- **Information supplied**:
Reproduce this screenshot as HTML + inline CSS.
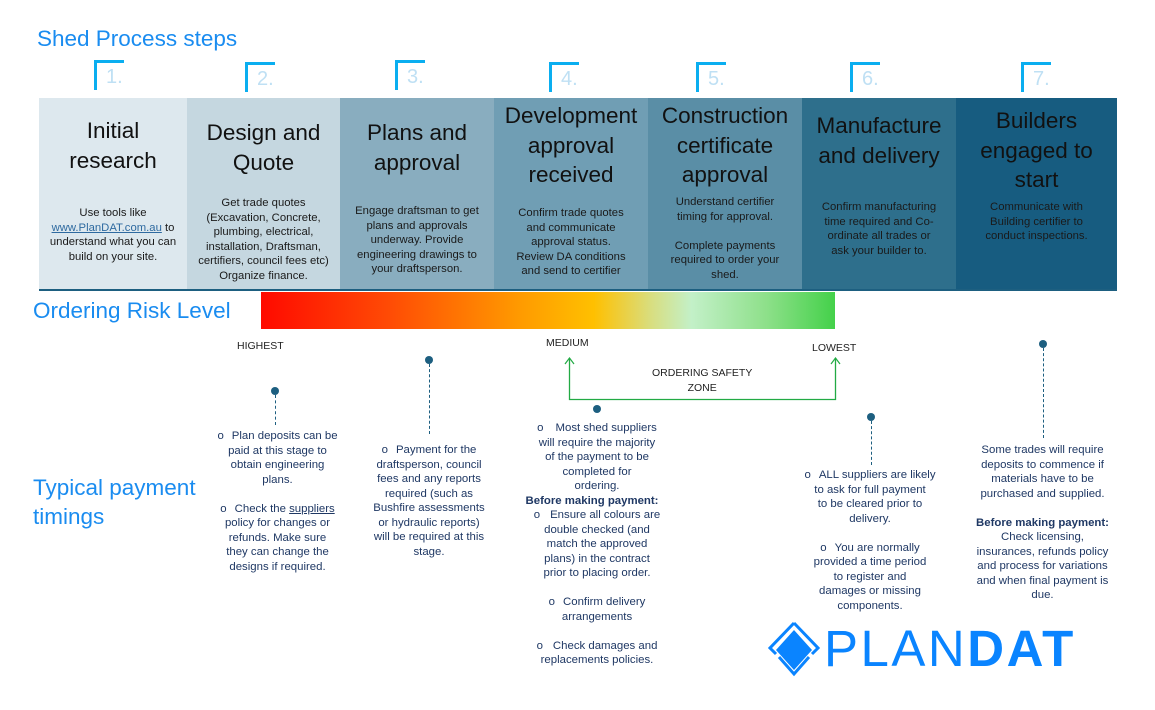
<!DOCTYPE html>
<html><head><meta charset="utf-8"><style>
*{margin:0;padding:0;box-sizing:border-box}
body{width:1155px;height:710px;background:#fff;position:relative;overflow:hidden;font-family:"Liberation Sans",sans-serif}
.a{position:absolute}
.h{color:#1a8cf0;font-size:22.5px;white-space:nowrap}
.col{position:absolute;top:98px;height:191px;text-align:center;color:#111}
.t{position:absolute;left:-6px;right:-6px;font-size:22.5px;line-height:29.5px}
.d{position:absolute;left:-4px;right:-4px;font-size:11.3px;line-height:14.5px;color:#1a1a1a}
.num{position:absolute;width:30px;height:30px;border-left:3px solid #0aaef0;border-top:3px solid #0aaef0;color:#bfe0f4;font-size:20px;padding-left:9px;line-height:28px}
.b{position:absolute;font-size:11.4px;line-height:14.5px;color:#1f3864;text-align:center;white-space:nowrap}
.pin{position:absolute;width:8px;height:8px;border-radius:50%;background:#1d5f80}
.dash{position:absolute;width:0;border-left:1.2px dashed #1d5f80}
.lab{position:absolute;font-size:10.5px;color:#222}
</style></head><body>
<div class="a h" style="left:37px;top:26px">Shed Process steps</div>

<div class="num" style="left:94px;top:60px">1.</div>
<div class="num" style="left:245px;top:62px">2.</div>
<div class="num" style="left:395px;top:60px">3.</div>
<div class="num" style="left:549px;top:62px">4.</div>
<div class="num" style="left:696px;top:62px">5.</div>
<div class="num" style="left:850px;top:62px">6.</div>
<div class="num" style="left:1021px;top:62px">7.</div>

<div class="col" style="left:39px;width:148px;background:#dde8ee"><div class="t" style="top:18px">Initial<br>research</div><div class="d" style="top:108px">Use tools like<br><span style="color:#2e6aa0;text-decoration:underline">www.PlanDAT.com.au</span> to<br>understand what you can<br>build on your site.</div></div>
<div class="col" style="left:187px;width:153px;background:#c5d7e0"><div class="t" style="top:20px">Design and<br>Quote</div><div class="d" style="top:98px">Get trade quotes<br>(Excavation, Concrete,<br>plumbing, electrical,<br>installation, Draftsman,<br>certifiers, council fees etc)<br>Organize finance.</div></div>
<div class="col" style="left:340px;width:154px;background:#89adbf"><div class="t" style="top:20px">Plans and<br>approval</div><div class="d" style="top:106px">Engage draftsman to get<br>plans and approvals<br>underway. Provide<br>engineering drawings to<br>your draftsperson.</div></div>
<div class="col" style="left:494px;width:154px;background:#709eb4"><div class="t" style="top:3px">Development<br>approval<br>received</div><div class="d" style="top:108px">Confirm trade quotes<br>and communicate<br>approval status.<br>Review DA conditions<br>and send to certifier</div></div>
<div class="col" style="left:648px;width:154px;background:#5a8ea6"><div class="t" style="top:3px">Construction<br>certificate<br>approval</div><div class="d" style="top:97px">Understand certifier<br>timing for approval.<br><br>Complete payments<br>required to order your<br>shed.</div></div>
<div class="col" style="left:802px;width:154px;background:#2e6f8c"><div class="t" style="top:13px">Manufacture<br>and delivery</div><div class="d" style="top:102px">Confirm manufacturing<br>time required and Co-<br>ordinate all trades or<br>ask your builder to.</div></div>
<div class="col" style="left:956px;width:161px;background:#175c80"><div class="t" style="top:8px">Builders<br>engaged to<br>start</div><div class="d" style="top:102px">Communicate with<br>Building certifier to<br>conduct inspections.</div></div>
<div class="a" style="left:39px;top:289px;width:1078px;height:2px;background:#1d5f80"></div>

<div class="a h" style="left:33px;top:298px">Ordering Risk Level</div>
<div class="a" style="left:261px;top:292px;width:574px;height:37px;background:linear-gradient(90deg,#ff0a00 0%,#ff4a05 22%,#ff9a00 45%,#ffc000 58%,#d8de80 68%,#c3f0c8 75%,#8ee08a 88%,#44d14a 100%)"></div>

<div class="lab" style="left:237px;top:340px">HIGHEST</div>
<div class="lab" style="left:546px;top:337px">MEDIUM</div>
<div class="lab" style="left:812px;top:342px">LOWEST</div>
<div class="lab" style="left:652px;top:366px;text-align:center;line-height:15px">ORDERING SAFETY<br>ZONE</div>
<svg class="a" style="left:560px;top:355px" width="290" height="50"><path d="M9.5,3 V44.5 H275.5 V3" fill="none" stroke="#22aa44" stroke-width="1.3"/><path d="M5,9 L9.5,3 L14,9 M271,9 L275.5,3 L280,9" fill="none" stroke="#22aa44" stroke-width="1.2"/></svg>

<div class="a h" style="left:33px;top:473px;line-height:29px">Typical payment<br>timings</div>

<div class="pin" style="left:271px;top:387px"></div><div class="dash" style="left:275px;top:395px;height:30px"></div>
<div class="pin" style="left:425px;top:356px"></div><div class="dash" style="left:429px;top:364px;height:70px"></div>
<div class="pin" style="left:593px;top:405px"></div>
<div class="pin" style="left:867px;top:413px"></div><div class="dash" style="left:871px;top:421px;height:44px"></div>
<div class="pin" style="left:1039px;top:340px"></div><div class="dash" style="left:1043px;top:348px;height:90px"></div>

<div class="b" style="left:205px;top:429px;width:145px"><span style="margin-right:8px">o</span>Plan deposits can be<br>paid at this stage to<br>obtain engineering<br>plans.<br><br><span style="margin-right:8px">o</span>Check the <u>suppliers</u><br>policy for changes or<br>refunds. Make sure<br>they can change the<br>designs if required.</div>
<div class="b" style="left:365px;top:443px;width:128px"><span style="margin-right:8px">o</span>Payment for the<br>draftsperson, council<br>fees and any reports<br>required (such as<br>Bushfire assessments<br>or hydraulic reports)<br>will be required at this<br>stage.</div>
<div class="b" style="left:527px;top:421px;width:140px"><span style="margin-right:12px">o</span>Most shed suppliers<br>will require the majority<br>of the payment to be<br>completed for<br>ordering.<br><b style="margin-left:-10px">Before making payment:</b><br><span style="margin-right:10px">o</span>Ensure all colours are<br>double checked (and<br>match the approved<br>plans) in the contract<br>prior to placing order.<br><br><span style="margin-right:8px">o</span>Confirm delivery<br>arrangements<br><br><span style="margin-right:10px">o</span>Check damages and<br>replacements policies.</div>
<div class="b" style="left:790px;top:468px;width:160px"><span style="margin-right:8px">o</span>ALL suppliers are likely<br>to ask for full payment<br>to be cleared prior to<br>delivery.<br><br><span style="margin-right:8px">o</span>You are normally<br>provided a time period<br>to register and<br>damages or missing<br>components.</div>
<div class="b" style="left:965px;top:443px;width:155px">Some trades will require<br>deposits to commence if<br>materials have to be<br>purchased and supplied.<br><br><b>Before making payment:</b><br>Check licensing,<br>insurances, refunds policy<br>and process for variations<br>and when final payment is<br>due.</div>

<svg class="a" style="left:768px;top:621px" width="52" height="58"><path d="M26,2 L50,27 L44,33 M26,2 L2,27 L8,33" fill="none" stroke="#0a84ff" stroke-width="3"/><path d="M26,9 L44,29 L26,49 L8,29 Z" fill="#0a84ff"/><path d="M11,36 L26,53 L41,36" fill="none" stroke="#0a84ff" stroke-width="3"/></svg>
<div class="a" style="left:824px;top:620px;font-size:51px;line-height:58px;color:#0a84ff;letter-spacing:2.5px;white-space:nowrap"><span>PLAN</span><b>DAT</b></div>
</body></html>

- **Exercise goal**: Without the pictures, transcribe the listing above exactly.

- **Correct response**:
Reproduce this screenshot as HTML + inline CSS.
<!DOCTYPE html>
<html><head><meta charset="utf-8"><style>
*{margin:0;padding:0;box-sizing:border-box}
body{width:1155px;height:710px;background:#fff;position:relative;overflow:hidden;font-family:"Liberation Sans",sans-serif}
.a{position:absolute}
.h{color:#1a8cf0;font-size:22.5px;white-space:nowrap}
.col{position:absolute;top:98px;height:191px;text-align:center;color:#111}
.t{position:absolute;left:-6px;right:-6px;font-size:22.5px;line-height:29.5px}
.d{position:absolute;left:-4px;right:-4px;font-size:11.3px;line-height:14.5px;color:#1a1a1a}
.num{position:absolute;width:30px;height:30px;border-left:3px solid #0aaef0;border-top:3px solid #0aaef0;color:#bfe0f4;font-size:20px;padding-left:9px;line-height:28px}
.b{position:absolute;font-size:11.4px;line-height:14.5px;color:#1f3864;text-align:center;white-space:nowrap}
.pin{position:absolute;width:8px;height:8px;border-radius:50%;background:#1d5f80}
.dash{position:absolute;width:0;border-left:1.2px dashed #1d5f80}
.lab{position:absolute;font-size:10.5px;color:#222}
</style></head><body>
<div class="a h" style="left:37px;top:26px">Shed Process steps</div>

<div class="num" style="left:94px;top:60px">1.</div>
<div class="num" style="left:245px;top:62px">2.</div>
<div class="num" style="left:395px;top:60px">3.</div>
<div class="num" style="left:549px;top:62px">4.</div>
<div class="num" style="left:696px;top:62px">5.</div>
<div class="num" style="left:850px;top:62px">6.</div>
<div class="num" style="left:1021px;top:62px">7.</div>

<div class="col" style="left:39px;width:148px;background:#dde8ee"><div class="t" style="top:18px">Initial<br>research</div><div class="d" style="top:108px">Use tools like<br><span style="color:#2e6aa0;text-decoration:underline">www.PlanDAT.com.au</span> to<br>understand what you can<br>build on your site.</div></div>
<div class="col" style="left:187px;width:153px;background:#c5d7e0"><div class="t" style="top:20px">Design and<br>Quote</div><div class="d" style="top:98px">Get trade quotes<br>(Excavation, Concrete,<br>plumbing, electrical,<br>installation, Draftsman,<br>certifiers, council fees etc)<br>Organize finance.</div></div>
<div class="col" style="left:340px;width:154px;background:#89adbf"><div class="t" style="top:20px">Plans and<br>approval</div><div class="d" style="top:106px">Engage draftsman to get<br>plans and approvals<br>underway. Provide<br>engineering drawings to<br>your draftsperson.</div></div>
<div class="col" style="left:494px;width:154px;background:#709eb4"><div class="t" style="top:3px">Development<br>approval<br>received</div><div class="d" style="top:108px">Confirm trade quotes<br>and communicate<br>approval status.<br>Review DA conditions<br>and send to certifier</div></div>
<div class="col" style="left:648px;width:154px;background:#5a8ea6"><div class="t" style="top:3px">Construction<br>certificate<br>approval</div><div class="d" style="top:97px">Understand certifier<br>timing for approval.<br><br>Complete payments<br>required to order your<br>shed.</div></div>
<div class="col" style="left:802px;width:154px;background:#2e6f8c"><div class="t" style="top:13px">Manufacture<br>and delivery</div><div class="d" style="top:102px">Confirm manufacturing<br>time required and Co-<br>ordinate all trades or<br>ask your builder to.</div></div>
<div class="col" style="left:956px;width:161px;background:#175c80"><div class="t" style="top:8px">Builders<br>engaged to<br>start</div><div class="d" style="top:102px">Communicate with<br>Building certifier to<br>conduct inspections.</div></div>
<div class="a" style="left:39px;top:289px;width:1078px;height:2px;background:#1d5f80"></div>

<div class="a h" style="left:33px;top:298px">Ordering Risk Level</div>
<div class="a" style="left:261px;top:292px;width:574px;height:37px;background:linear-gradient(90deg,#ff0a00 0%,#ff4a05 22%,#ff9a00 45%,#ffc000 58%,#d8de80 68%,#c3f0c8 75%,#8ee08a 88%,#44d14a 100%)"></div>

<div class="lab" style="left:237px;top:340px">HIGHEST</div>
<div class="lab" style="left:546px;top:337px">MEDIUM</div>
<div class="lab" style="left:812px;top:342px">LOWEST</div>
<div class="lab" style="left:652px;top:366px;text-align:center;line-height:15px">ORDERING SAFETY<br>ZONE</div>
<svg class="a" style="left:560px;top:355px" width="290" height="50"><path d="M9.5,3 V44.5 H275.5 V3" fill="none" stroke="#22aa44" stroke-width="1.3"/><path d="M5,9 L9.5,3 L14,9 M271,9 L275.5,3 L280,9" fill="none" stroke="#22aa44" stroke-width="1.2"/></svg>

<div class="a h" style="left:33px;top:473px;line-height:29px">Typical payment<br>timings</div>

<div class="pin" style="left:271px;top:387px"></div><div class="dash" style="left:275px;top:395px;height:30px"></div>
<div class="pin" style="left:425px;top:356px"></div><div class="dash" style="left:429px;top:364px;height:70px"></div>
<div class="pin" style="left:593px;top:405px"></div>
<div class="pin" style="left:867px;top:413px"></div><div class="dash" style="left:871px;top:421px;height:44px"></div>
<div class="pin" style="left:1039px;top:340px"></div><div class="dash" style="left:1043px;top:348px;height:90px"></div>

<div class="b" style="left:205px;top:429px;width:145px"><span style="margin-right:8px">o</span>Plan deposits can be<br>paid at this stage to<br>obtain engineering<br>plans.<br><br><span style="margin-right:8px">o</span>Check the <u>suppliers</u><br>policy for changes or<br>refunds. Make sure<br>they can change the<br>designs if required.</div>
<div class="b" style="left:365px;top:443px;width:128px"><span style="margin-right:8px">o</span>Payment for the<br>draftsperson, council<br>fees and any reports<br>required (such as<br>Bushfire assessments<br>or hydraulic reports)<br>will be required at this<br>stage.</div>
<div class="b" style="left:527px;top:421px;width:140px"><span style="margin-right:12px">o</span>Most shed suppliers<br>will require the majority<br>of the payment to be<br>completed for<br>ordering.<br><b style="margin-left:-10px">Before making payment:</b><br><span style="margin-right:10px">o</span>Ensure all colours are<br>double checked (and<br>match the approved<br>plans) in the contract<br>prior to placing order.<br><br><span style="margin-right:8px">o</span>Confirm delivery<br>arrangements<br><br><span style="margin-right:10px">o</span>Check damages and<br>replacements policies.</div>
<div class="b" style="left:790px;top:468px;width:160px"><span style="margin-right:8px">o</span>ALL suppliers are likely<br>to ask for full payment<br>to be cleared prior to<br>delivery.<br><br><span style="margin-right:8px">o</span>You are normally<br>provided a time period<br>to register and<br>damages or missing<br>components.</div>
<div class="b" style="left:965px;top:443px;width:155px">Some trades will require<br>deposits to commence if<br>materials have to be<br>purchased and supplied.<br><br><b>Before making payment:</b><br>Check licensing,<br>insurances, refunds policy<br>and process for variations<br>and when final payment is<br>due.</div>

<svg class="a" style="left:768px;top:621px" width="52" height="58"><path d="M26,2 L50,27 L44,33 M26,2 L2,27 L8,33" fill="none" stroke="#0a84ff" stroke-width="3"/><path d="M26,9 L44,29 L26,49 L8,29 Z" fill="#0a84ff"/><path d="M11,36 L26,53 L41,36" fill="none" stroke="#0a84ff" stroke-width="3"/></svg>
<div class="a" style="left:824px;top:620px;font-size:51px;line-height:58px;color:#0a84ff;letter-spacing:2.5px;white-space:nowrap"><span>PLAN</span><b>DAT</b></div>
</body></html>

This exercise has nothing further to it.